JAKARTA, Anggota Komisi I DPR RI, Abraham Sridjaja, menegaskan bahwa revisi Undang-Undang Tentara Nasional Indonesia (TNI) bertujuan untuk menghindari aturan yang tidak jelas serta memperjelas batasan yang selama ini hanya diatur melalui Peraturan Presiden (Perpres). Hal ini ia sampaikan ke wartawan di sela-sela Rapat Dengar Pendapat (RDP) dengan Persatuan Purnawirawan dan Warakawuri TNI-Polri (Pepabri) di DPR RI, Senin (10/3/2025).
Menurut Abraham, pemahaman publik mengenai revisi UU TNI masih banyak yang keliru. Ia menjelaskan bahwa sejak tahun 2004, sudah ada 10 lembaga yang diperbolehkan untuk diisi oleh perwira aktif TNI, seperti Badan Intelijen Negara (BIN) dan Kementerian Koordinator. Kemudian, Perpres memperluas cakupan ini ke Badan Nasional Penanggulangan Terorisme (BNPT), Badan Keamanan Laut (Bakamla), dan Badan Nasional Penanggulangan Bencana (BNPB).
Namun, dalam perkembangannya, ancaman baru seperti keamanan siber dan ketahanan pangan semakin meningkat sehingga diperlukan regulasi yang lebih jelas dalam bentuk undang-undang.
Beberapa pihak, termasuk Imparsial dan elemen masyarakat sipil lainnya, mempertanyakan urgensi revisi UU TNI serta dampaknya terhadap sistem meritokrasi.
Abraham menegaskan bahwa meritokrasi tetap menjadi prioritas utama. Ia menyatakan bahwa perwira aktif yang ditugaskan ke lembaga sipil harus memiliki keahlian yang relevan dan pengawasan dari DPR tetap diperlukan untuk mencegah penyimpangan.
“Di dalam TNI, ada sistem penugasan karyaan yang dilakukan jika dibutuhkan. Jadi, sistem meritokrasi ini tetap harus dinomorsatukan.

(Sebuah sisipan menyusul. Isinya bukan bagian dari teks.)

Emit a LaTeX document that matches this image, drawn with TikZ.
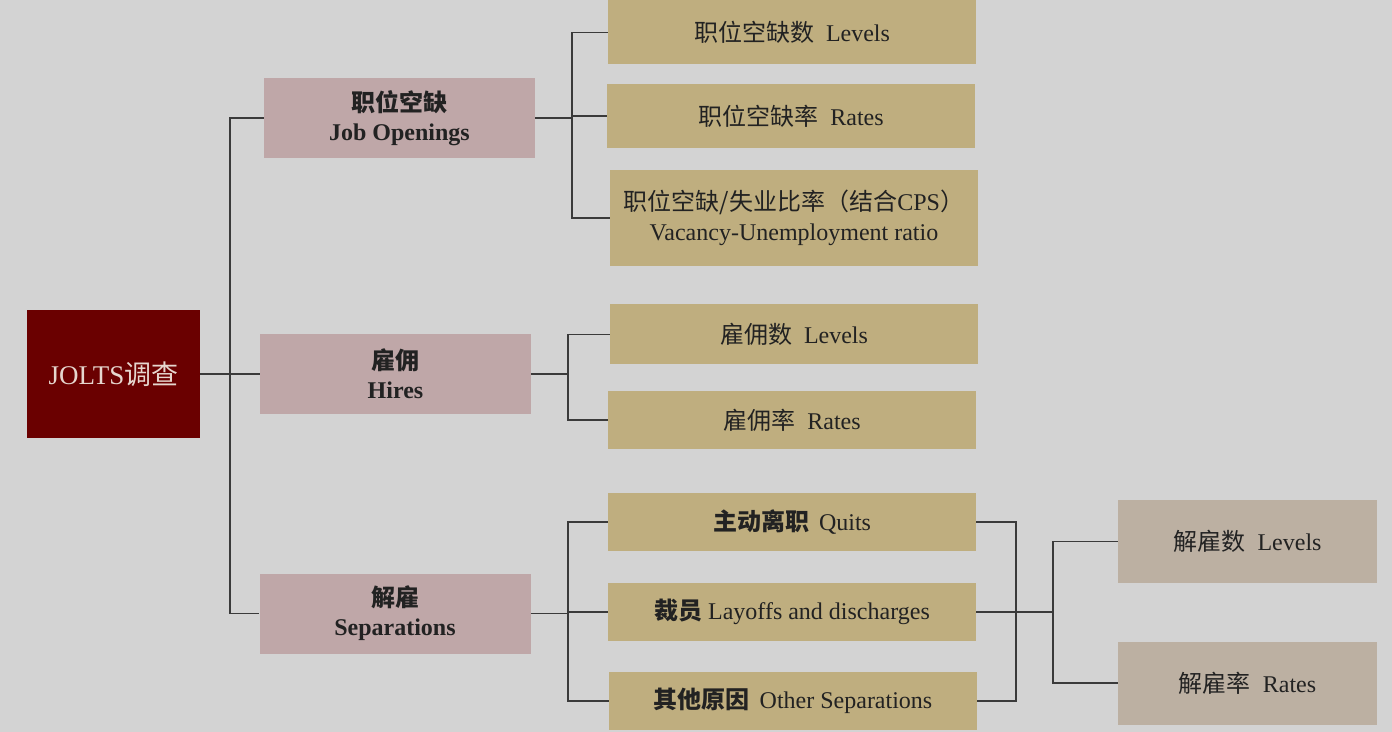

Tidak mungkin seseorang yang tidak ahli dalam bidang tertentu ditempatkan di sana,” ujarnya.
Menanggapi kekhawatiran bahwa perluasan ini dapat menimbulkan kecemburuan sosial di kalangan Aparatur Sipil Negara (ASN), legislator dari Partai Golkar ini menyebut bahwa ASN tidak boleh semata-mata mengejar jabatan tanpa mempertimbangkan kebutuhan negara.
“Kalau ASN merasa cemburu karena ingin mendapat jabatan, padahal negara membutuhkan disiplin dan profesionalisme dari TNI, saya rasa itu egois sekali,” tegasnya.
Abraham juga menegaskan bahwa dirinya menolak usulan agar TNI diperbolehkan berbisnis. Menurutnya, hal tersebut dapat merusak profesionalisme dan mengganggu fokus tugas utama TNI.
“Saya nggak setuju TNI berbisnis. Itu akan merusak fokus dan profesionalisme. Namun, kalau terkait dengan ketahanan pangan, saya sepakat karena ada dasar hukumnya, seperti dalam Keputusan Presiden (Keppres) tahun 2004 tentang operasi militer selain perang,” jelasnya.
Ia menambahkan bahwa TNI memiliki peran strategis dalam pengamanan objek vital nasional, termasuk sektor ketahanan pangan yang sudah diatur dalam beberapa regulasi sebelumnya.
Saat ini, revisi UU TNI masih dalam tahap pengumpulan aspirasi dari berbagai pihak, termasuk para pakar. Abraham menyebutkan bahwa dalam waktu dekat, DPR akan mendengarkan pandangan dari berbagai kalangan sebelum revisi ini masuk ke tahap pembahasan lebih lanjut.
“Kami masih mendengarkan masukan dari para pakar. Besok, kami akan mendengar pandangan dari Panglima TNI. Pandangan dari fraksi-fraksi sendiri masih jauh, kami masih dalam tahap diskusi,” ujarnya.
Terkait target penyelesaian revisi, Abraham berharap pembahasan bisa segera dilakukan agar regulasi ini tidak lagi berada dalam area abu-abu.
“Harus secepatnya, supaya ada kepastian di sektor ketahanan pangan dan sektor lainnya yang membutuhkan kepastian hukum,” tutupnya.